We just got approval to purchase a new database server. My manager is worried that, after we deploy the new server, some users might not perceive the improvement in performance. I've been tasked to come up with some way to measure the improvement. But first, some details on the upgrade:
The old server has dual Intel Xeon 3.40GHz single-core processors and 4 GB of RAM. It's running Windows 2000 Server Standard 32-bit and SQL Server 2000.
The new server will have dual Intel Xeon 2.4GHz quad-core processors and 18 GB of RAM. It will be running Windows 2008 Hyper-V bare-metal. Initially, we'll be virtualizing Windows Server 2003 Premium (until we can upgrade our ERP software to the latest version) and SQL Server 2000 (not enough money in the budget to upgrade SQL Server yet).
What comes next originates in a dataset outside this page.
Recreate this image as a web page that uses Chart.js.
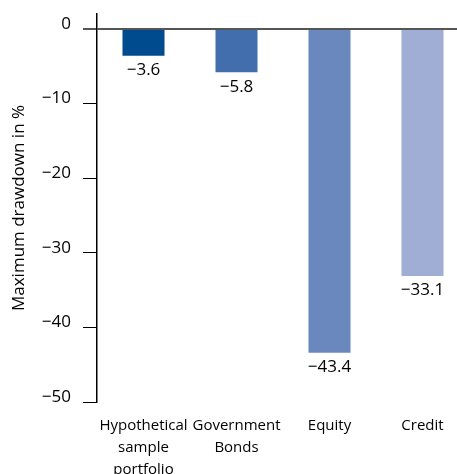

Having never done this sort of thing before, my idea was to create a SQL query that hits some of the really large database tables such that the query takes a minute or two to run, and measure how long it takes to execute by setting two date/time variables, one before the big query and one after. I would then store these two date/time values in a table and schedule the job to run a night when activity is minimal and equivalent each day. This should factor out the load variability during the day.
By comparing the elapsed time in our current situation and the elapsed time after the upgrade, that should give an idea of time savings, so that we can say the upgrade resulted in an improvement of x%. Does my plan seem solid, or did I take a wrong turn at Albuquerque? Is there something I should be measuring additionally?